9.3.4 Average Magnetization

Fig. 9.14 shows profiles of $M_z$ along the $y$-axis for different external fields. As a result, the vortex is shifted and the profile ``moves'' towards the circumference of the dot ($\vert y/R\vert=1$). From this plot the position of the vortex core for a given external field has been extracted. The corresponding average magnetization $\langle M_x \rangle$ is plotted in Fig. 9.15 (open circles). For symmetry reasons $M_y$ is zero (the vortex is shifted along the $y$-axis, since we applied a field in $x$-direction).

Figure 9.14: Profiles of $M_z$ along the $y$-axis through the center of the nanodot for a vortex moving in $-y$ direction due to an external field increasing in $x$ direction.
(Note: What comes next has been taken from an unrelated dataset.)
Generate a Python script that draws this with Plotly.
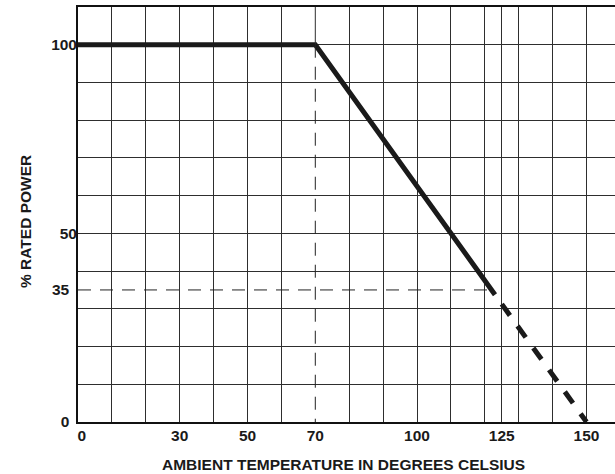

By integrating the magnetization distribution of the rigid vortex model over the surface of the nanodot the average magnetization $\langle M_x \rangle$ has been calculated. The result is given in Fig. 9.15. We find very good agreement between the rigid vortex model and the finite element simulation. The small difference can be understood by considering small deviations of the magnetization distribution due to surface charges on the circumference (cf. Sec. 9.3.5).

Figure: Comparison of $\langle M_x \rangle$ as a function of the vortex displacement between the FE simulation and the rigid vortex model. $y=0$ corresponds to a centered vortex, $y=-0.78$ is the maximum shift before vortex annihilation occurs in the FE simulation.